━━ Dataset excerpt ━━

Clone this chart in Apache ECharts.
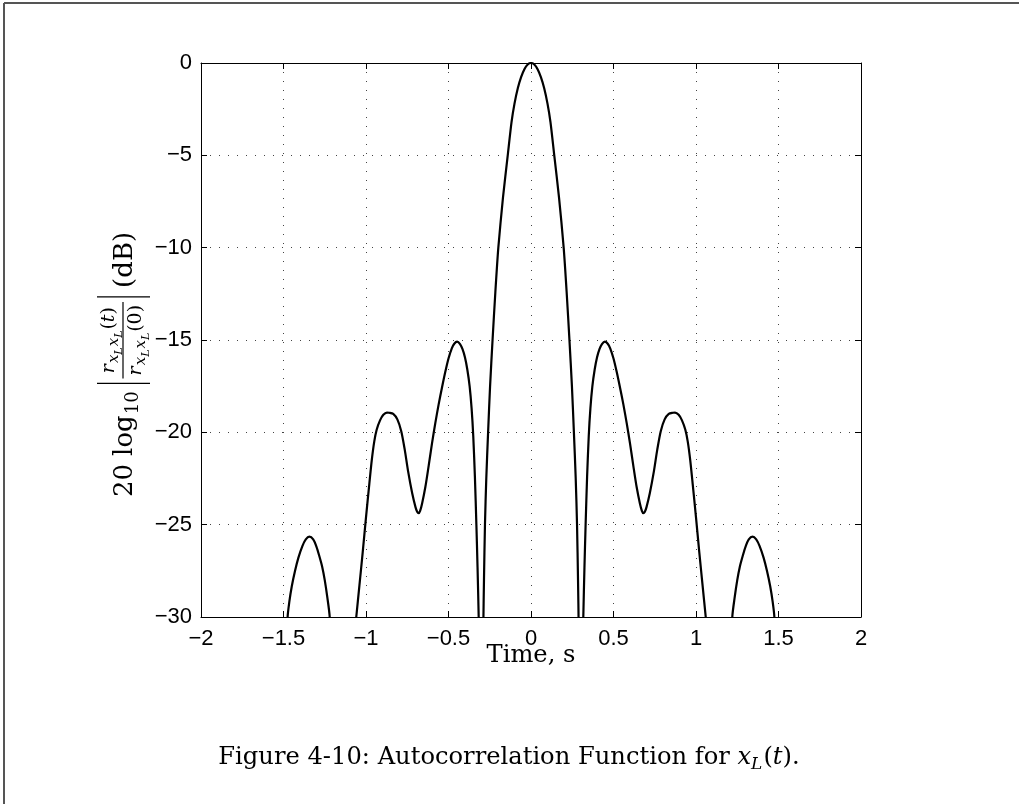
<!DOCTYPE html>
<html><head><meta charset="utf-8">
<script src="https://cdn.jsdelivr.net/npm/echarts@6/dist/echarts.min.js"></script>
<style>html,body{margin:0;padding:0;background:#fff}#c{width:1019px;height:804px}</style>
</head><body><div id="c"></div>
<script>
// ---- data ----
const xTickLabels = ['-2','-1.5','-1','-0.5','0','0.5','1','1.5','2'];
const yTickLabels = ['-30','-25','-20','-15','-10','-5','0'];

// outer-left sidelobe
const tOuterL  = [-1.482,-1.475,-1.465,-1.45,-1.43,-1.41,-1.385,-1.365,-1.343,-1.32,-1.30,-1.283,-1.265,-1.25,-1.235,-1.22,-1.214];
const dbOuterL = [-33,-30,-29.2,-28.35,-27.5,-26.8,-26.15,-25.8,-25.65,-25.8,-26.2,-26.7,-27.3,-28.0,-28.9,-30,-33];
// left sidelobes (2nd and 1st)
const tSideL  = [-1.075,-1.059,-1.04,-1.02,-1.0,-0.98,-0.965,-0.95,-0.935,-0.915,-0.895,-0.873,-0.86,-0.835,-0.81,-0.786,-0.765,-0.745,-0.72,-0.70,-0.69,-0.681,-0.672,-0.66,-0.64,-0.62,-0.60,-0.58,-0.56,-0.54,-0.52,-0.50,-0.48,-0.465,-0.448,-0.43,-0.415,-0.40,-0.386,-0.372,-0.36,-0.35,-0.34,-0.331,-0.324,-0.317,-0.312];
const dbSideL = [-31.5,-30,-28.3,-26.5,-24.6,-22.8,-21.5,-20.5,-19.85,-19.35,-19.05,-18.93,-18.94,-19.0,-19.3,-19.95,-20.95,-22.1,-23.3,-24.05,-24.3,-24.38,-24.25,-23.85,-22.95,-21.8,-20.6,-19.5,-18.5,-17.6,-16.75,-16.0,-15.45,-15.2,-15.09,-15.22,-15.5,-15.95,-16.6,-17.5,-18.7,-20.2,-22.4,-25,-27.3,-30,-32.5];
// main lobe
const tMain  = [-0.293,-0.289,-0.285,-0.279,-0.271,-0.26,-0.248,-0.233,-0.216,-0.198,-0.17,-0.141,-0.118,-0.10,-0.08,-0.06,-0.04,-0.02,0,0.02,0.04,0.06,0.08,0.10,0.118,0.141,0.17,0.198,0.216,0.233,0.248,0.26,0.271,0.279,0.285,0.289,0.293];
const dbMain = [-34,-30.5,-28,-25,-22.5,-20,-17.5,-15,-12.4,-10,-7.3,-5,-3.2,-2.2,-1.37,-0.77,-0.34,-0.085,0,-0.085,-0.34,-0.77,-1.37,-2.2,-3.2,-5,-7.3,-10,-12.4,-15,-17.5,-20,-22.5,-25,-28,-30.5,-34];
// right sidelobes (1st and 2nd)
const tSideR  = [0.312,0.317,0.324,0.331,0.34,0.35,0.36,0.372,0.386,0.40,0.415,0.43,0.448,0.465,0.48,0.50,0.52,0.54,0.56,0.58,0.60,0.62,0.64,0.66,0.672,0.681,0.69,0.70,0.72,0.745,0.765,0.786,0.81,0.835,0.86,0.873,0.895,0.915,0.935,0.95,0.965,0.98,1.0,1.02,1.04,1.059,1.075];
const dbSideR = [-32.5,-30,-27.3,-25,-22.4,-20.2,-18.7,-17.5,-16.6,-15.95,-15.5,-15.22,-15.09,-15.2,-15.45,-16.0,-16.75,-17.6,-18.5,-19.5,-20.6,-21.8,-22.95,-23.85,-24.25,-24.38,-24.3,-24.05,-23.3,-22.1,-20.95,-19.95,-19.3,-19.0,-18.94,-18.93,-19.05,-19.35,-19.85,-20.5,-21.5,-22.8,-24.6,-26.5,-28.3,-30,-31.5];
// outer-right sidelobe
const tOuterR  = [1.214,1.22,1.235,1.25,1.265,1.283,1.30,1.32,1.343,1.365,1.385,1.41,1.43,1.45,1.465,1.475,1.482];
const dbOuterR = [-33,-30,-28.9,-28.0,-27.3,-26.7,-26.2,-25.8,-25.65,-25.8,-26.15,-26.8,-27.5,-28.35,-29.2,-30,-33];

// ---- helpers ----
const SERIF = '"DejaVu Serif", "Liberation Serif", serif';
const SANS = '"Liberation Sans", Arial, sans-serif';
const ctx = document.createElement('canvas').getContext('2d');
function fontOf(size, it){ return (it ? 'italic ' : '') + size + 'px ' + SERIF; }
function mw(s, size, it){ ctx.font = fontOf(size, it); return ctx.measureText(s).width; }
function run(pieces, x0, base){
  let x = x0; const els = [];
  for (const p of pieces){
    const sz = p.size;
    els.push({type:'text', x: x, y: base + (p.dy||0) - 0.3*sz,
      style:{text:p.s, font:fontOf(sz, p.it), fill:'#000', textAlign:'left', verticalAlign:'middle', textVerticalAlign:'middle'}});
    x += mw(p.s, sz, p.it) + (p.gap||0);
  }
  return {els, width: x - x0};
}
const minus = s => String(s).replace('-', '\u2212');
const pair = (t, d) => t.map((v, i) => [v, d[i]]);

// ---- y-axis label (rotated group, local coordinates) ----
const M = 26, N = 19, S = 15, SS = 11;
const yl = [];
let cx = -137;
let r1 = run([{s:'20', size:M, gap:8},{s:'log', size:M, gap:1},{s:'10', size:18, dy:6}], cx, 0);
yl.push(...r1.els); cx += r1.width + 8;
yl.push({type:'line', shape:{x1:cx, y1:-36, x2:cx, y2:17}, style:{stroke:'#000', lineWidth:1.4}});
cx += 5;
function numPieces(last, lastIt){
  return [{s:'r', size:N, it:true, gap:1},{s:'x', size:S, it:true, dy:4},{s:'L', size:SS, it:true, dy:7, gap:1},
          {s:'x', size:S, it:true, dy:4},{s:'L', size:SS, it:true, dy:7, gap:1},
          {s:'(', size:N},{s:last, size:N, it:lastIt},{s:')', size:N}];
}
const nW = run(numPieces('t', true), 0, 0).width;
const dW = run(numPieces('0', false), 0, 0).width;
const fW = Math.max(nW, dW) + 6;
yl.push(...run(numPieces('t', true), cx + (fW - nW)/2, -18).els);
yl.push(...run(numPieces('0', false), cx + (fW - dW)/2, 9).els);
yl.push({type:'line', shape:{x1:cx, y1:-10, x2:cx + fW, y2:-10}, style:{stroke:'#000', lineWidth:1.2}});
cx += fW + 5;
yl.push({type:'line', shape:{x1:cx, y1:-36, x2:cx, y2:17}, style:{stroke:'#000', lineWidth:1.4}});
cx += 9;
yl.push(...run([{s:'(dB)', size:M}], cx, 0).els);

// ---- caption (fitted to the reference width) ----
function capPieces(c){ return [{s:'Figure 4-10: Autocorrelation Function for ', size:c},{s:'x', size:c, it:true},
  {s:'L', size:Math.round(c*0.7), it:true, dy:Math.round(c*0.2), gap:1},{s:'(', size:c},{s:'t', size:c, it:true},{s:').', size:c}]; }
let cs = 24; cs = Math.round(cs * 582 / run(capPieces(cs), 0, 0).width * 10) / 10;
const capW = run(capPieces(cs), 0, 0).width;
const cap = run(capPieces(cs), 509 - capW/2, 765).els;
let tsz = Math.round(22 * 89 / mw('Time, s', 22, false) * 10) / 10;
const tsW = mw('Time, s', tsz, false);
const ts = run([{s:'Time, s', size:tsz}], 531 - tsW/2, 663).els;

// ---- chart ----
const chart = echarts.init(document.getElementById('c'), null, {renderer:'canvas'});
const lab = {fontFamily:SANS, fontSize:22, color:'#000'};
const dotted = {show:true, lineStyle:{color:'#444', width:1, type:[1,8]}};
const lineSeries = (t, d) => ({type:'line', data:pair(t, d), smooth:0.25, showSymbol:false, clip:true,
  lineStyle:{color:'#000', width:2.2}, xAxisIndex:0, yAxisIndex:0, animation:false});
const boxAxis = {axisLine:{show:true, onZero:false, lineStyle:{color:'#000', width:1}},
  axisTick:{show:true, inside:true, length:6, lineStyle:{color:'#000'}}};
chart.setOption({
  animation:false,
  backgroundColor:'#fff',
  grid:{left:201, top:63, width:660, height:554},
  xAxis:[
    {type:'value', min:-2, max:2, interval:0.5, position:'bottom', ...boxAxis,
     axisLabel:{...lab, margin:11, formatter:(v)=>minus(xTickLabels[Math.round((v+2)/0.5)])},
     splitLine:dotted},
    {type:'value', min:-2, max:2, interval:0.5, position:'top', ...boxAxis,
     axisLabel:{show:false}, splitLine:{show:false}}
  ],
  yAxis:[
    {type:'value', min:-30, max:0, interval:5, position:'left', ...boxAxis,
     axisLabel:{...lab, margin:9, formatter:(v)=>minus(yTickLabels[Math.round((v+30)/5)])},
     splitLine:dotted},
    {type:'value', min:-30, max:0, interval:5, position:'right', ...boxAxis,
     axisLabel:{show:false}, splitLine:{show:false}}
  ],
  series:[
    lineSeries(tOuterL, dbOuterL),
    lineSeries(tSideL, dbSideL),
    lineSeries(tMain, dbMain),
    lineSeries(tSideR, dbSideR),
    lineSeries(tOuterR, dbOuterR)
  ],
  graphic:[
    {type:'line', shape:{x1:4, y1:3, x2:1019, y2:3}, style:{stroke:'#555', lineWidth:2}},
    {type:'line', shape:{x1:4, y1:3, x2:4, y2:804}, style:{stroke:'#555', lineWidth:2}},
    {type:'group', x:133, y:360, rotation:Math.PI/2, children:yl},
    {type:'group', children:cap},
    {type:'group', children:ts}
  ]
});
</script></body></html>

━━━

Return only the lines running from the top of the data to the line that holds "const yTickLabels = ['-30','-25','-20','-15','-10','-5','0'];". Include both of those lines, but skip the pictures.

> **The solution**
Clone this chart in Apache ECharts.
<!DOCTYPE html>
<html><head><meta charset="utf-8">
<script src="https://cdn.jsdelivr.net/npm/echarts@6/dist/echarts.min.js"></script>
<style>html,body{margin:0;padding:0;background:#fff}#c{width:1019px;height:804px}</style>
</head><body><div id="c"></div>
<script>
// ---- data ----
const xTickLabels = ['-2','-1.5','-1','-0.5','0','0.5','1','1.5','2'];
const yTickLabels = ['-30','-25','-20','-15','-10','-5','0'];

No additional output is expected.